*STATED EXERCISE*
Output the full listing below exactly, without the pictures.

*SOURCE EXCERPT*
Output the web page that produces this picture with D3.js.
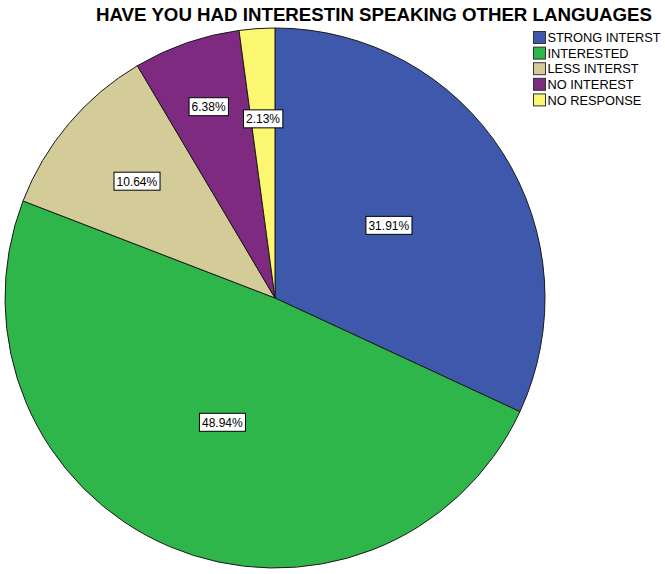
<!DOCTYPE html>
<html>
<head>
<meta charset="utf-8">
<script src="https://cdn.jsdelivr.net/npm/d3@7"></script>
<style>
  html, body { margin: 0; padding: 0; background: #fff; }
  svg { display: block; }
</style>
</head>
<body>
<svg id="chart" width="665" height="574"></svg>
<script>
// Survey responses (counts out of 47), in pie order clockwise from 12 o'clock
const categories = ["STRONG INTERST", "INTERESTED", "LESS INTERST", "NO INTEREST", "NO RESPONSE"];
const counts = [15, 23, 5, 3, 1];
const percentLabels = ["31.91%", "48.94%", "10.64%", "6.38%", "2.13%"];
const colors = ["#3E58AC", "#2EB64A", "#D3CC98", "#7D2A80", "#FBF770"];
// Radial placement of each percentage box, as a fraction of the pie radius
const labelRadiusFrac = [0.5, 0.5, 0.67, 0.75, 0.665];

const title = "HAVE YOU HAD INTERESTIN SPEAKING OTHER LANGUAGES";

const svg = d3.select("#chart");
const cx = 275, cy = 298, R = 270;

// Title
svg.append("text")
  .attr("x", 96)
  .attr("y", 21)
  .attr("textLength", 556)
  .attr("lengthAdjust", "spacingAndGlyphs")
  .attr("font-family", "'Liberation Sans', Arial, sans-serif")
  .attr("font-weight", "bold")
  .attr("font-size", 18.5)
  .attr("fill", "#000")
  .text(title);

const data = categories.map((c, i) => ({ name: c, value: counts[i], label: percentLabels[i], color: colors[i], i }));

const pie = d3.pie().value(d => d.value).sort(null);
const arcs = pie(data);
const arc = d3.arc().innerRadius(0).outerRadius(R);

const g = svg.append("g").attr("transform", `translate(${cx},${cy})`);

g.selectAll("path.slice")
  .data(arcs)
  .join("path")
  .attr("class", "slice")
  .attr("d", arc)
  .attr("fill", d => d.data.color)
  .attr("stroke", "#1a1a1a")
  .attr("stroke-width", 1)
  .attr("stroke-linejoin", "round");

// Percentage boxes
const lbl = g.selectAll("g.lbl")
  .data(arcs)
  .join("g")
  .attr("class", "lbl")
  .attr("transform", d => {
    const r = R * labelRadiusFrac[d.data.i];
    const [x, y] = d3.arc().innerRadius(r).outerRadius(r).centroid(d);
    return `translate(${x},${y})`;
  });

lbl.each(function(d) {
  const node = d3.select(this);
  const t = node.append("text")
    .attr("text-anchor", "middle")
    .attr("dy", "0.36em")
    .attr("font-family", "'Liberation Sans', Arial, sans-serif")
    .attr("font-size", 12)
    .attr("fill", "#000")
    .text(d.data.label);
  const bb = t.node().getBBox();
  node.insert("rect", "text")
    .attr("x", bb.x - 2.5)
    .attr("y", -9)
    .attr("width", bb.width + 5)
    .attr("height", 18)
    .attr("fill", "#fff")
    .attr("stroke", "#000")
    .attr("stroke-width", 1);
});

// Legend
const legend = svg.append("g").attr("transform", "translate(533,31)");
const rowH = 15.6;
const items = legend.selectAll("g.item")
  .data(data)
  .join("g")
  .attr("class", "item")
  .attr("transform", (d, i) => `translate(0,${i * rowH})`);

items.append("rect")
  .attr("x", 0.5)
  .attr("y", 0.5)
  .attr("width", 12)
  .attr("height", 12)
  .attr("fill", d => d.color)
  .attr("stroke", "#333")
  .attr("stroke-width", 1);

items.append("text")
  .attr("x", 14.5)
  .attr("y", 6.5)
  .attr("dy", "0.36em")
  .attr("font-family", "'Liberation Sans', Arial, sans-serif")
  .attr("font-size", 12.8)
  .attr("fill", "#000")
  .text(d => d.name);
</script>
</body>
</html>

*WRITTEN RESPONSE*
Output the web page that produces this picture with D3.js.
<!DOCTYPE html>
<html>
<head>
<meta charset="utf-8">
<script src="https://cdn.jsdelivr.net/npm/d3@7"></script>
<style>
  html, body { margin: 0; padding: 0; background: #fff; }
  svg { display: block; }
</style>
</head>
<body>
<svg id="chart" width="665" height="574"></svg>
<script>
// Survey responses (counts out of 47), in pie order clockwise from 12 o'clock
const categories = ["STRONG INTERST", "INTERESTED", "LESS INTERST", "NO INTEREST", "NO RESPONSE"];
const counts = [15, 23, 5, 3, 1];
const percentLabels = ["31.91%", "48.94%", "10.64%", "6.38%", "2.13%"];
const colors = ["#3E58AC", "#2EB64A", "#D3CC98", "#7D2A80", "#FBF770"];
// Radial placement of each percentage box, as a fraction of the pie radius
const labelRadiusFrac = [0.5, 0.5, 0.67, 0.75, 0.665];

const title = "HAVE YOU HAD INTERESTIN SPEAKING OTHER LANGUAGES";

const svg = d3.select("#chart");
const cx = 275, cy = 298, R = 270;

// Title
svg.append("text")
  .attr("x", 96)
  .attr("y", 21)
  .attr("textLength", 556)
  .attr("lengthAdjust", "spacingAndGlyphs")
  .attr("font-family", "'Liberation Sans', Arial, sans-serif")
  .attr("font-weight", "bold")
  .attr("font-size", 18.5)
  .attr("fill", "#000")
  .text(title);

const data = categories.map((c, i) => ({ name: c, value: counts[i], label: percentLabels[i], color: colors[i], i }));

const pie = d3.pie().value(d => d.value).sort(null);
const arcs = pie(data);
const arc = d3.arc().innerRadius(0).outerRadius(R);

const g = svg.append("g").attr("transform", `translate(${cx},${cy})`);

g.selectAll("path.slice")
  .data(arcs)
  .join("path")
  .attr("class", "slice")
  .attr("d", arc)
  .attr("fill", d => d.data.color)
  .attr("stroke", "#1a1a1a")
  .attr("stroke-width", 1)
  .attr("stroke-linejoin", "round");

// Percentage boxes
const lbl = g.selectAll("g.lbl")
  .data(arcs)
  .join("g")
  .attr("class", "lbl")
  .attr("transform", d => {
    const r = R * labelRadiusFrac[d.data.i];
    const [x, y] = d3.arc().innerRadius(r).outerRadius(r).centroid(d);
    return `translate(${x},${y})`;
  });

lbl.each(function(d) {
  const node = d3.select(this);
  const t = node.append("text")
    .attr("text-anchor", "middle")
    .attr("dy", "0.36em")
    .attr("font-family", "'Liberation Sans', Arial, sans-serif")
    .attr("font-size", 12)
    .attr("fill", "#000")
    .text(d.data.label);
  const bb = t.node().getBBox();
  node.insert("rect", "text")
    .attr("x", bb.x - 2.5)
    .attr("y", -9)
    .attr("width", bb.width + 5)
    .attr("height", 18)
    .attr("fill", "#fff")
    .attr("stroke", "#000")
    .attr("stroke-width", 1);
});

// Legend
const legend = svg.append("g").attr("transform", "translate(533,31)");
const rowH = 15.6;
const items = legend.selectAll("g.item")
  .data(data)
  .join("g")
  .attr("class", "item")
  .attr("transform", (d, i) => `translate(0,${i * rowH})`);

items.append("rect")
  .attr("x", 0.5)
  .attr("y", 0.5)
  .attr("width", 12)
  .attr("height", 12)
  .attr("fill", d => d.color)
  .attr("stroke", "#333")
  .attr("stroke-width", 1);

items.append("text")
  .attr("x", 14.5)
  .attr("y", 6.5)
  .attr("dy", "0.36em")
  .attr("font-family", "'Liberation Sans', Arial, sans-serif")
  .attr("font-size", 12.8)
  .attr("fill", "#000")
  .text(d => d.name);
</script>
</body>
</html>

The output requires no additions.